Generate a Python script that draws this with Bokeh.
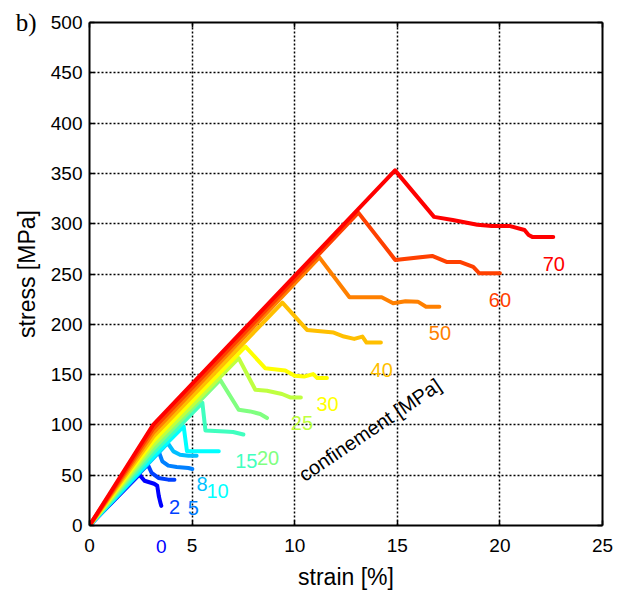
import math
from bokeh.plotting import figure
from bokeh.models import LinearAxis, Label, Range1d, FixedTicker
from bokeh.embed import file_html
from bokeh.resources import INLINE

confinement = ["0", "2", "5", "8", "10", "15", "20", "25", "30", "40", "50", "60", "70"]
colors = ["#0000ff", "#0040ff", "#0080ff", "#00bfff", "#00ffff", "#40ffbf", "#80ff80",
          "#bfff40", "#ffff00", "#ffbf00", "#ff8000", "#ff4000", "#ff0000"]

strain_0 = [0, 2.43, 2.68, 3.15, 3.3, 3.38, 3.45, 3.5]
stress_0 = [0, 50.6, 44.5, 41.5, 39.5, 29, 23, 19.5]
strain_2 = [0, 2.84, 3.03, 3.36, 3.84, 4.14]
stress_2 = [0, 60.5, 52.2, 47.3, 45.6, 45.6]
strain_5 = [0, 3.37, 3.55, 3.84, 4.25, 4.82, 5.01]
stress_5 = [0, 73.8, 63.8, 59.5, 58.2, 57.2, 56.2]
strain_8 = [0, 3.81, 4.09, 4.41, 4.82, 5.22]
stress_8 = [0, 82, 73.7, 70.4, 69.4, 69.4]
strain_10 = [0, 3.1, 4.59, 4.75, 6.3]
stress_10 = [0, 68, 98.5, 73.7, 73.7]
strain_15 = [0, 3.1, 5.5, 5.65, 6.6, 7.0, 7.5]
stress_15 = [0, 72, 122, 94.5, 93.5, 93, 90.5]
strain_20 = [0, 3.1, 6.37, 7.27, 7.83, 8.32, 8.65]
stress_20 = [0, 76, 144.8, 115.1, 113.4, 110.8, 106.8]
strain_25 = [0, 3.1, 7.27, 8.08, 8.65, 9.38, 9.78, 10.3]
stress_25 = [0, 80, 166.4, 134.9, 133.9, 130.7, 127.3, 127.3]
strain_30 = [0, 3.1, 7.6, 8.56, 9.54, 10.0, 10.46, 10.9, 11.1, 11.57]
stress_30 = [0, 84, 177.9, 156.4, 154, 148.8, 148, 150.5, 146.5, 146.5]
strain_40 = [0, 3.1, 9.4, 10.6, 11.9, 12.4, 12.9, 13.3, 13.5, 14.2]
stress_40 = [0, 88, 221.5, 194.4, 191.8, 187.8, 185.5, 187.8, 181.8, 181.8]
strain_50 = [0, 3.1, 11.2, 12.67, 14.24, 14.8, 15.4, 16.0, 16.4, 17.05]
stress_50 = [0, 92, 266.5, 226.9, 226.9, 221, 223, 222.5, 217.5, 217.5]
strain_60 = [0, 3.1, 13.1, 14.9, 16.7, 17.4, 18.05, 18.7, 19.0, 20.0]
stress_60 = [0, 96, 311, 264, 268, 262, 262, 257, 250.7, 250.7]
strain_70 = [0, 3.1, 14.89, 16.79, 17.7, 18.9, 19.6, 20.5, 21.2, 21.4, 21.6, 22.6]
stress_70 = [0, 100, 353, 306.8, 303.6, 299, 297.6, 297.6, 293.7, 288.7, 286.7, 286.7]

# label anchors (data units) for confinements 2..70; "0" sits under the axis
label_x = [4.14, 5.06, 5.48, 6.24, 7.64, 8.7, 10.35, 11.6, 14.24, 17.08, 20.0, 22.63]
label_y = [18.5, 17.5, 41.7, 34.0, 63.8, 67.2, 101.9, 121.0, 154.8, 191.2, 224.2, 260.0]
zero_label_x = 3.5

x_ticks = [0, 5, 10, 15, 20, 25]
y_ticks = [0, 50, 100, 150, 200, 250, 300, 350, 400, 450, 500]

curves_x = [strain_0, strain_2, strain_5, strain_8, strain_10, strain_15, strain_20,
            strain_25, strain_30, strain_40, strain_50, strain_60, strain_70]
curves_y = [stress_0, stress_2, stress_5, stress_8, stress_10, stress_15, stress_20,
            stress_25, stress_30, stress_40, stress_50, stress_60, stress_70]

FONT = "Liberation Sans"

p = figure(width=617, height=592, x_range=Range1d(0, 25), y_range=Range1d(0, 500),
           output_backend="svg", toolbar_location=None,
           min_border_left=89, min_border_right=15, min_border_top=22, min_border_bottom=66)
p.outline_line_color = None
p.background_fill_color = "white"
p.border_fill_color = "white"


def style_main(ax):
    ax.axis_line_width = 2
    ax.axis_line_color = "black"
    ax.major_tick_in = 5
    ax.major_tick_out = 0
    ax.minor_tick_in = 5
    ax.minor_tick_out = 0
    ax.major_tick_line_width = 1.5
    ax.minor_tick_line_width = 1.5
    ax.major_label_text_font = FONT
    ax.major_label_text_font_size = "19px"
    ax.major_label_text_color = "black"
    ax.axis_label_text_font = FONT
    ax.axis_label_text_font_size = "23px"
    ax.axis_label_text_font_style = "normal"
    ax.axis_label_text_color = "black"


xa = p.xaxis[0]
ya = p.yaxis[0]
style_main(xa)
style_main(ya)
xa.ticker = x_ticks
ya.ticker = y_ticks
xa.ticker.num_minor_ticks = 5
ya.ticker.num_minor_ticks = 2
xa.major_label_standoff = 13
ya.major_label_standoff = 7
ya.axis_label = "stress [MPa]"
ya.axis_label_standoff = 8

# second bottom axis: blue "0" label + x axis title
xb = LinearAxis(ticker=FixedTicker(ticks=[zero_label_x], minor_ticks=[]))
xb.major_label_overrides = {zero_label_x: confinement[0]}
xb.axis_line_color = None
xb.major_tick_line_color = None
xb.minor_tick_line_color = None
xb.major_tick_in = 0
xb.major_tick_out = 0
xb.major_label_standoff = -15
xb.major_label_text_font = FONT
xb.major_label_text_font_size = "19px"
xb.major_label_text_color = colors[0]
xb.axis_label = "strain [%]"
xb.axis_label_standoff = 8
xb.axis_label_text_font = FONT
xb.axis_label_text_font_size = "23px"
xb.axis_label_text_font_style = "normal"
xb.axis_label_text_color = "black"
p.add_layout(xb, "below")

# second left axis: panel tag "b)"
yb = LinearAxis(ticker=FixedTicker(ticks=[500], minor_ticks=[]))
yb.major_label_overrides = {500: "b)"}
yb.axis_line_color = None
yb.major_tick_line_color = None
yb.minor_tick_line_color = None
yb.major_tick_in = 0
yb.major_tick_out = 0
yb.major_label_standoff = -26
yb.major_label_text_font = "Liberation Serif"
yb.major_label_text_font_size = "25px"
yb.major_label_text_color = "black"
p.add_layout(yb, "left")

for loc in ("above", "right"):
    ax = LinearAxis()
    ax.axis_line_width = 2
    ax.major_tick_in = 5
    ax.major_tick_out = 0
    ax.minor_tick_in = 5
    ax.minor_tick_out = 0
    ax.major_tick_line_width = 1.5
    ax.minor_tick_line_width = 1.5
    ax.major_label_text_font_size = "0px"
    ax.major_label_text_color = None
    if loc == "above":
        ax.ticker = x_ticks
        ax.ticker.num_minor_ticks = 5
    else:
        ax.ticker = y_ticks
        ax.ticker.num_minor_ticks = 2
    p.add_layout(ax, loc)

p.xgrid.ticker = x_ticks
p.ygrid.ticker = y_ticks
for g in (p.xgrid[0], p.ygrid[0]):
    g.grid_line_color = "black"
    g.grid_line_dash = "2 2"
    g.grid_line_width = 1.5

for xs, ys, c in zip(curves_x, curves_y, colors):
    p.line(xs, ys, line_color=c, line_width=4, line_join="round", line_cap="round")

for t, x, y, c in zip(confinement[1:], label_x, label_y, colors[1:]):
    p.add_layout(Label(x=x, y=y, text=t, text_color=c, text_font=FONT,
                       text_font_size="20px", text_align="center", text_baseline="middle"))

p.add_layout(Label(x=13.67, y=95.2, text="confinement [MPa]", text_color="black",
                   text_font=FONT, text_font_size="20px", text_align="center",
                   text_baseline="middle", angle=math.radians(34)))

open("out.html", "w").write(file_html(p, INLINE))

──────────

* REQUIREMENT: Up to and including the line containing "from bokeh.resources import INLINE", repeat every line from the start of the data, but none of the pictures.

* CORRECT OUTPUT:
Generate a Python script that draws this with Bokeh.
import math
from bokeh.plotting import figure
from bokeh.models import LinearAxis, Label, Range1d, FixedTicker
from bokeh.embed import file_html
from bokeh.resources import INLINE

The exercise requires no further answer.